Deixemos o mundo grego do século IV antes de Cristo e passemos para a República Romana, onde o conhecido orador Marco Túlio Cícero vai nos dar um dos argumentos mais simples, nem por isso menos profundo, em favor da existência de Deus.
Na sua obra De natura deorum,10 o famoso tribuno retoma a prova sugerida por Platão e Aristóteles sobre a causa e o efeito.
Acrescenta, contudo, um exemplo didático: acreditar que o universo, com toda a perfeição nele contida, seja resultado do mero acaso, é tão absurdo como crer que um punhado de letras lançadas ao ar formasse, por si só, um dos livros de Ênio, poeta greco-romano.
Traduzindo em termos mais próximos a nós: seria como se alguém recortasse, uma por uma, as vogais, consoantes e símbolos de pontuação que compõem Os Lusíadas de Camões e, atirando-os ao vento, ficasse à espera de que constituíssem por si mesmos, sem ação externa, o clássico português.
De fato, as probabilidades de que a Terra se formasse como ela é – com condições de vida e ornada de tantas maravilhas da natureza –, sem intervenção de um ser inteligente, revelam-se tão pequenas que tangem a impossibilidade.
Quando o homem inventou o ateísmo?
Tenhamos, portanto, esta certeza: se um dia nos fosse dado entrevistar os sábios da Antiguidade e perguntar-lhes o que achavam sobre a existência de Deus, de todos ouviríamos uma palavra favorável.11
Pois o que poderíamos denominar de “ateísmo militante” surgiu apenas no século XIX…
Feuerbach, o mais influente mentor do ateísmo humanista que precedeu o marxismo, afirmava que o homem forjou a ideia de Deus, quando seria mais adequado dizer que o homem inventou o ateísmo.

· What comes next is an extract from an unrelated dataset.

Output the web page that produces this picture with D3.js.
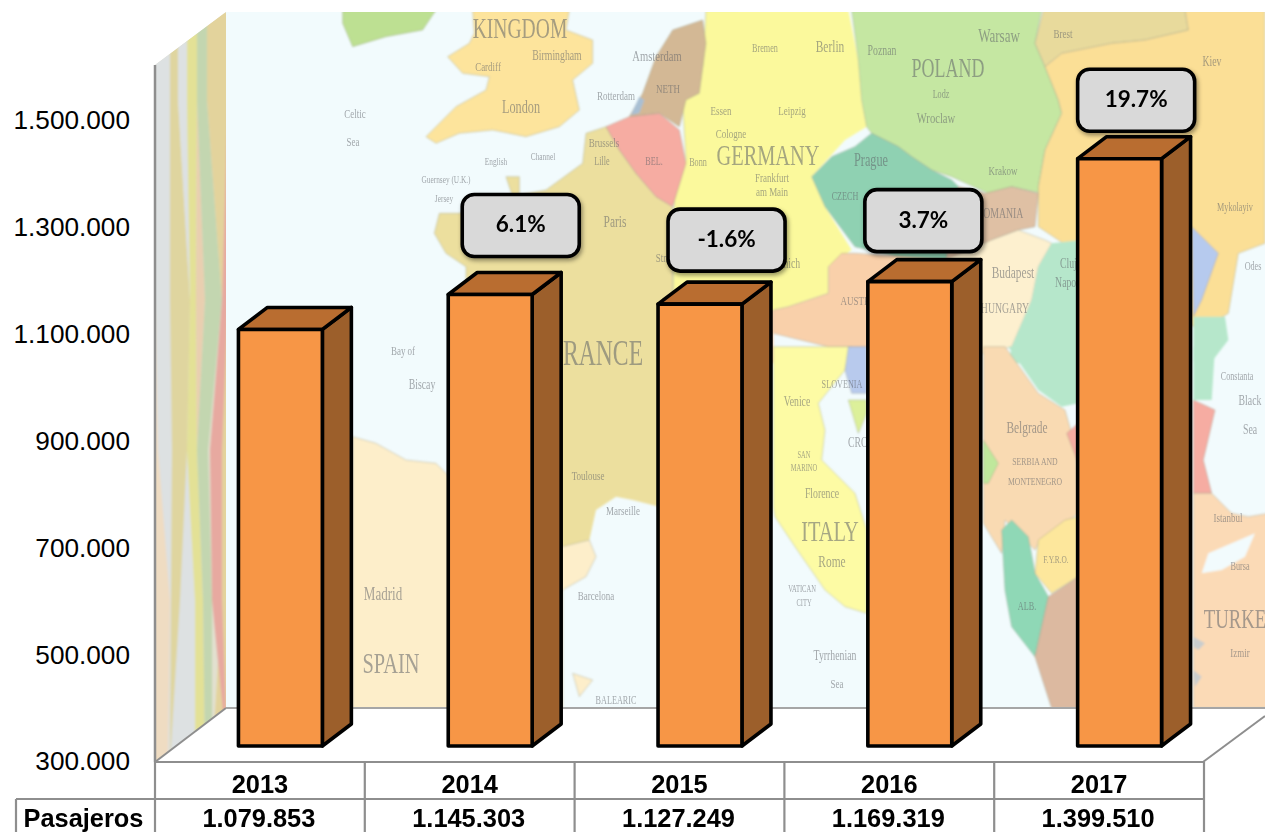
<!DOCTYPE html>
<html><head><meta charset="utf-8">
<script src="https://cdn.jsdelivr.net/npm/d3@7"></script>
<style>html,body{margin:0;padding:0;background:#fff;overflow:hidden}svg{display:block}</style>
</head><body><svg id="c" width="1265" height="832"></svg>
<script>
const years = ["2013","2014","2015","2016","2017"];
const passengers = [1079853,1145303,1127249,1169319,1399510];
const changes = [null,"6.1%","-1.6%","3.7%","19.7%"];
const yTicks = [300000,500000,700000,900000,1100000,1300000,1500000];
const rowLabel = "Pasajeros";

const svg = d3.select("#c");
const es = d3.formatLocale({decimal:",",thousands:".",grouping:[3],currency:["",""]}).format(",d");
const defs = svg.append("defs");
defs.append("filter").attr("id","blur").attr("x","-5%").attr("y","-5%").attr("width","110%").attr("height","110%")
  .append("feGaussianBlur").attr("stdDeviation",1);
defs.append("filter").attr("id","tblur").append("feGaussianBlur").attr("stdDeviation",0.45);
defs.append("filter").attr("id","wblur").append("feGaussianBlur").attr("stdDeviation",1.2);
const sh = defs.append("filter").attr("id","shadow").attr("x","-10%").attr("y","-10%").attr("width","125%").attr("height","130%");
sh.append("feDropShadow").attr("dx",1.5).attr("dy",2.5).attr("stdDeviation",2).attr("flood-color","#000").attr("flood-opacity",.4);
defs.append("clipPath").attr("id","wall").append("rect").attr("x",226).attr("y",12).attr("width",1039).attr("height",696);
defs.append("clipPath").attr("id","side").append("polygon").attr("points","155,65 226,12 226,708 155,762");

/* ---------- backdrop: faded map on the back wall ---------- */
const panels = {a:[226,0],b:[745,0],c:[226,350],d:[745,350]};
const back = svg.append("g").attr("clip-path","url(#wall)");
back.append("rect").attr("x",226).attr("y",12).attr("width",1039).attr("height",696).attr("fill","#f2fbfd");
const land = back.append("g").attr("filter","url(#blur)");
function region(p,color,pts,noLine){
  const [ox,oy]=panels[p];
  land.append("polygon").attr("fill",color).attr("stroke",noLine?"none":"#8d8f7c").attr("stroke-opacity",.35).attr("stroke-width",1)
    .attr("points",pts.trim().split(/\s+/).map(s=>{const [x,y]=s.split(",").map(Number);return (ox+x/3)+","+(oy+y/3);}).join(" "));
}
// west
region("a","#bde092","350,30 630,30 590,90 480,110 380,140 350,70");
region("a","#fde49c","740,30 1030,30 1020,90 1100,120 1100,190 1040,240 1060,330 1000,380 900,410 800,390 700,400 630,430 600,410 690,320 780,270 790,230 710,220 665,170 730,130 745,100");
region("a","#fbf99c","1440,30 1600,30 1600,1000 1340,1000 1345,600 1380,480 1370,310 1430,200");
region("a","#ecdf9e","1080,400 1140,380 1180,450 1230,520 1290,590 1340,620 1340,1080 720,1080 720,800 660,760 625,700 640,640 700,640 860,590 840,530 880,530 880,585 960,570 1070,490");
region("c","#ecdf9e","700,0 1300,0 1300,470 1220,450 1170,440 1110,480 1090,570 1010,590 700,380",true);
region("c","#fdeeca","380,260 450,280 540,330 630,340 660,370 1010,590 1090,570 1110,620 1080,680 1010,720 1010,1090 380,1090 380,400");
region("c","#fdeeca","1040,970 1100,990 1060,1040");
region("a","#d3b895","1340,90 1430,60 1440,130 1420,280 1380,300 1360,380 1300,340 1210,350 1250,280 1290,170");
region("a","#a9bfd3","1215,345 1240,290 1255,300 1240,340",true);
region("a","#f6aca2","1140,380 1210,350 1300,340 1360,390 1380,490 1340,620 1290,590 1230,520 1180,450");
// germany east, central europe
region("b","#fbf99c","-20,30 310,30 340,180 350,300 365,380 300,420 200,530 240,620 320,750 250,800 250,880 130,920 85,930 -20,950",true);
region("b","#c5e7a2","320,30 890,30 870,130 900,200 940,300 950,340 900,450 880,560 890,580 800,560 730,580 620,530 560,510 500,470 460,440 380,400 365,380 350,300 340,180");
region("b","#e8da9c","895,30 1320,30 1330,90 1200,120 1100,130 950,160 900,200 870,130");
region("b","#fbdf96","900,200 950,160 1100,130 1200,120 1330,90 1320,30 1560,30 1560,730 1480,760 1450,940 1370,990 1345,980 1000,760 940,720 880,680 880,560 900,450 950,340 940,300");
region("b","#b6caee","1340,680 1420,760 1370,900 1345,950");
region("b","#8fd1b2","200,530 260,470 330,440 380,400 460,440 500,470 560,510 620,540 640,560 600,800 330,740 240,620");
region("b","#dfc0a4","640,560 720,580 800,560 880,580 870,680 820,690 740,720 600,800");
region("b","#fdf0cf","600,780 740,720 820,690 900,720 920,730 880,800 860,900 800,1040 720,1060 600,1060");
region("b","#b6e7cb","920,730 1010,720 1100,900 1100,1090 790,1090 800,1040 860,900 880,800",true);
region("b","#b6e7cb","1345,950 1440,950 1450,1020 1400,1085 1345,1085",true);
region("b","#f9d0aa","250,800 290,760 330,760 620,780 620,1040 250,1040 85,1000 85,930 130,920 250,880");
region("b","#f9d0aa","-20,950 85,930 85,1090 -20,1090",true);
// south
region("d","#fdfba4","85,-10 320,-10 300,60 220,160 240,240 230,330 330,430 365,540 365,790 300,770 240,720 150,590 90,500 85,470");
region("d","#b8caed","310,-10 365,-10 365,130 320,130 300,60");
region("d","#dcf09a","310,150 365,150 365,190 340,250");
region("d","#f9dab2","715,-10 780,-10 880,130 960,180 980,250 995,330 1000,490 880,580 870,600 780,510 770,610 715,520");
region("d","#b6e7cb","790,-10 1000,-10 1000,160 950,170 880,120",true);
region("d","#f6aca2","965,250 1000,220 1000,340");
region("d","#bfe89c","715,270 760,340 730,400 715,400");
region("d","#fde79c","880,570 960,510 1000,500 1000,680 920,730 870,670");
region("d","#8fd8b6","770,540 800,510 850,560 870,670 910,740 870,920 800,830 780,720");
region("d","#dcb9a0","910,740 1000,680 1000,1075 920,1075 870,920");
region("d","#b6e7cb","1345,-10 1410,-10 1400,150 1345,150",true);
region("d","#f6aca2","1345,150 1410,180 1375,330 1400,430 1345,430");
region("d","#fbdab6","1345,430 1400,430 1460,490 1510,500 1570,490 1570,1075 1345,1075");
region("d","#f2fbfd","1390,610 1530,550 1500,620 1430,660 1370,670",true);
region("d","#c9cdce","1345,860 1380,880 1360,900 1345,890",true);
region("d","#c9cdce","1345,960 1370,980 1350,1010",true);

// map captions: text, x, y, size
const captions = [
 ["KINGDOM",520,38,24],["Birmingham",557,60,12],["Cardiff",488,71,11],["London",521,113,15],
 ["Celtic",355,118,11],["Sea",353,146,11],["Guernsey (U.K.)",446,183,9],["Jersey",444,202,9],
 ["English",496,165,9],["Channel",543,160,9],["Amsterdam",657,61,13],["Rotterdam",616,100,11],["NETH",668,93,11],
 ["Brussels",604,147,11],["Lille",602,165,10],["BEL.",654,165,10],["Paris",615,227,14],["Essen",721,115,11],["Cologne",731,138,11],
 ["GERMANY",768,165,25],["Bonn",698,166,10],["Frankfurt",772,182,11],["am Main",772,196,11],["Bremen",765,52,10],["Berlin",830,52,14],
 ["Leipzig",792,115,11],["Prague",871,166,15],["CZECH",845,200,10],["Poznan",882,55,12],["POLAND",948,77,22],["Lodz",941,98,10],
 ["Warsaw",999,42,16],["Wroclaw",936,123,13],["Krakow",1003,175,11],["Brest",1063,38,11],["Kiev",1212,66,12],["Mykolayiv",1235,211,10],
 ["Odes",1253,270,10],["Bay of",403,355,11],["Biscay",422,389,12],["RANCE",603,365,29],["Toulouse",588,480,11],["Marseille",623,515,11],
 ["Madrid",383,600,16],["SPAIN",391,673,25],["Barcelona",596,600,11],["BALEARIC",616,704,10],["Venice",797,406,12],["SLOVENIA",842,388,10],
 ["SAN",804,458,8],["MARINO",804,471,8],["Florence",822,498,12],["ITALY",830,541,25],["Rome",832,567,14],["VATICAN",802,592,8],["CITY",804,606,8],
 ["Tyrrhenian",835,660,12],["Sea",837,688,11],["Belgrade",1027,433,14],["SERBIA AND",1035,465,9.5],["MONTENEGRO",1035,485,9.5],["F.Y.R.O.",1056,563,9],
 ["ALB.",1027,610,10],["Constanta",1237,380,10],["Black",1250,405,12],["Sea",1250,434,12],["Istanbul",1228,522,11],["Bursa",1240,570,10],
 ["TURKE",1235,628,23],["Izmir",1240,657,11],["Budapest",1013,278,14],["AUSTRIA",860,305,11],["Munich",785,268,12],["Cluj-",1070,268,12],["Napoca",1070,287,12],
 ["ROMANIA",1000,218,12],["HUNGARY",1005,313,12],["CRO",858,447,12],["Strasbourg",675,262,11]
];
back.append("g").attr("filter","url(#tblur)").selectAll("text").data(captions).join("text")
  .attr("transform",d=>`translate(${d[1]},${d[2]}) scale(.68,1)`).attr("font-size",d=>d[3]*1.2).attr("text-anchor","middle")
  .attr("font-family","Liberation Serif").attr("fill","#5f6268").attr("opacity",.55).text(d=>d[0]);

/* ---------- side wall ---------- */
const sideG = svg.append("g").attr("clip-path","url(#side)");
const bandLine = d3.line().x(d=>d[0]).y(d=>d[1]);
const sideYs=[12,100,300,450,600,762];
const sideBands=[
 ["#dde1e2",[155,155,155,155,155,155],[172,172,172,174,172,170]],
 ["#efdcc2",[155,155,155,155,155,155],[155,155,155,158,170,168]],
 ["#dfd59f",[170,170,170,172,171,170],[178,178,190,187,185,172]],
 ["#dde1e2",[178,178,190,187,180,170],[187,187,190,187,195,195]],
 ["#e3e196",[187,187,190,187,195,195],[197,197,196,197,203,205]],
 ["#e9cfb0",[197,197,196,197,197,197],[197,197,205,197,197,197]],
 ["#c3d6b0",[197,197,205,197,203,205],[207,207,222,208,212,212]],
 ["#e3d39c",[207,207,222,222,222,212],[228,228,228,228,228,228]],
 ["#e7a9a0",[228,228,222,210,212,228],[228,228,228,222,222,228]]
];
sideG.append("rect").attr("x",150).attr("y",0).attr("width",80).attr("height",770).attr("fill","#e2e0cf");
sideG.append("g").attr("filter","url(#wblur)").selectAll("path").data(sideBands).join("path")
  .attr("fill",d=>d[0]).attr("d",d=>{
    const l=d[1].map((x,i)=>[x,sideYs[i]]), r=d[2].map((x,i)=>[x,sideYs[i]]).reverse();
    return bandLine(l.concat(r))+"Z";});

/* ---------- floor and frame ---------- */
const grey="#8e8e8e";
svg.append("polygon").attr("points","155,762 226,708 1265,708 1265,716 1203,762").attr("fill","#fff");
const frame=[[155,65,155,762],[155,762,226,708],[226,708,1265,708],[1203,762,1265,716]];
svg.append("g").selectAll("line").data(frame).join("line")
  .attr("x1",d=>d[0]).attr("y1",d=>d[1]).attr("x2",d=>d[2]).attr("y2",d=>d[3])
  .attr("stroke",(d,i)=>i===2?"#a6a6a6":grey).attr("stroke-width",(d,i)=>i===0?2.5:2);

/* ---------- scales ---------- */
const y = d3.scaleLinear().domain([300000,1500000]).range([761.5,120.5]);
const x = d3.scaleBand().domain(years).range([155,1204]).paddingInner(0.6).paddingOuter(0.3);
const depth = {x:29,y:-22};
const floorShift = {x:20.5,y:-15.5};

const axis = d3.axisLeft(y).tickValues(yTicks).tickFormat(es).tickSize(0).tickPadding(0);
const gA = svg.append("g").attr("transform","translate(130,0)").call(axis);
gA.select(".domain").remove();
gA.selectAll("text").attr("font-family","Liberation Sans").attr("font-size",26.2).attr("fill","#000");

/* ---------- bars ---------- */
const gB = svg.append("g").selectAll("g").data(years).join("g");
const bx = d=>x(d)+floorShift.x;
const val = (d,i)=>passengers[i];
const by0 = y(300000)+floorShift.y;
const byT = v=>y(v)+floorShift.y;
const w = x.bandwidth();
const strokeOpts = s=>s.attr("stroke","#000").attr("stroke-width",3.6).attr("stroke-linejoin","round");
gB.append("polygon").attr("fill","#9c5f2b").call(strokeOpts).attr("points",(d,i)=>{
  const X=bx(d)+w,T=byT(val(d,i));
  return [[X,T],[X+depth.x,T+depth.y],[X+depth.x,by0+depth.y],[X,by0]].join(" ");});
gB.append("polygon").attr("fill","#b96d30").call(strokeOpts).attr("points",(d,i)=>{
  const X=bx(d),T=byT(val(d,i));
  return [[X,T],[X+depth.x,T+depth.y],[X+w+depth.x,T+depth.y],[X+w,T]].join(" ");});
gB.append("rect").attr("fill","#f79646").call(strokeOpts)
  .attr("x",d=>bx(d)).attr("width",w)
  .attr("y",(d,i)=>byT(val(d,i))).attr("height",(d,i)=>by0-byT(val(d,i)));

/* ---------- callouts ---------- */
const calloutShift=[null,[14,-100],[10,-95],[-3,-92],[0,-89.5]];
const callW=117, callH=62;
const gC = svg.append("g").selectAll("g").data(years.filter((d,i)=>changes[i])).join("g")
  .attr("transform",d=>{const i=years.indexOf(d),s=calloutShift[i];
    return `translate(${bx(d)+s[0]},${byT(passengers[i])+s[1]})`;});
gC.append("rect").attr("width",callW).attr("height",callH).attr("rx",12).attr("fill","#d9d9d9")
  .attr("stroke","#000").attr("stroke-width",3.6).attr("filter","url(#shadow)");
gC.append("text").attr("x",callW/2).attr("y",callH/2+7).attr("text-anchor","middle")
  .attr("font-family","Lato").attr("font-weight",700).attr("font-size",22.5).attr("fill","#000")
  .text(d=>changes[years.indexOf(d)]);

/* ---------- data table ---------- */
const step = x.step();
const colEdge = i=>155+i*step;
const tbl = svg.append("g");
const hLines=[[155,1204,762],[16,1204,799]];
tbl.selectAll("line.h").data(hLines).join("line").attr("class","h")
  .attr("x1",d=>d[0]).attr("x2",d=>d[1]).attr("y1",d=>d[2]).attr("y2",d=>d[2])
  .attr("stroke",grey).attr("stroke-width",2.2);
tbl.selectAll("line.v").data(d3.range(years.length+1)).join("line").attr("class","v")
  .attr("x1",colEdge).attr("x2",colEdge).attr("y1",762).attr("y2",832)
  .attr("stroke",grey).attr("stroke-width",2.2);
tbl.append("line").attr("x1",16).attr("x2",16).attr("y1",799).attr("y2",832).attr("stroke",grey).attr("stroke-width",2.2);
const tf=s=>s.attr("font-family","Liberation Sans").attr("font-weight",700).attr("font-size",25.4)
  .attr("text-anchor","middle").attr("fill","#000");
tbl.selectAll("text.yr").data(years).join("text").attr("class","yr").call(tf)
  .attr("x",d=>x(d)+w/2).attr("y",793).text(d=>d);
tbl.selectAll("text.val").data(passengers).join("text").attr("class","val").call(tf)
  .attr("x",(d,i)=>x(years[i])+w/2-1).attr("y",827).text(d=>es(d));
tbl.append("text").call(tf).attr("x",83.5).attr("y",827).text(rowLabel);
</script></body></html>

A crença na divindade esteve sempre presente entre os povos, às vezes de maneira incipiente e pueril, outras vezes alentada pela análise racional.
A Igreja Católica, porém, possui o tesouro da Revelação e dos mistérios de Deus. Diante de tal maravilha, a razão se inclina reverente e submissa, presta-lhe auxílio e mostra que nossa fé não é absurda, mas verdadeira, sábia, divina.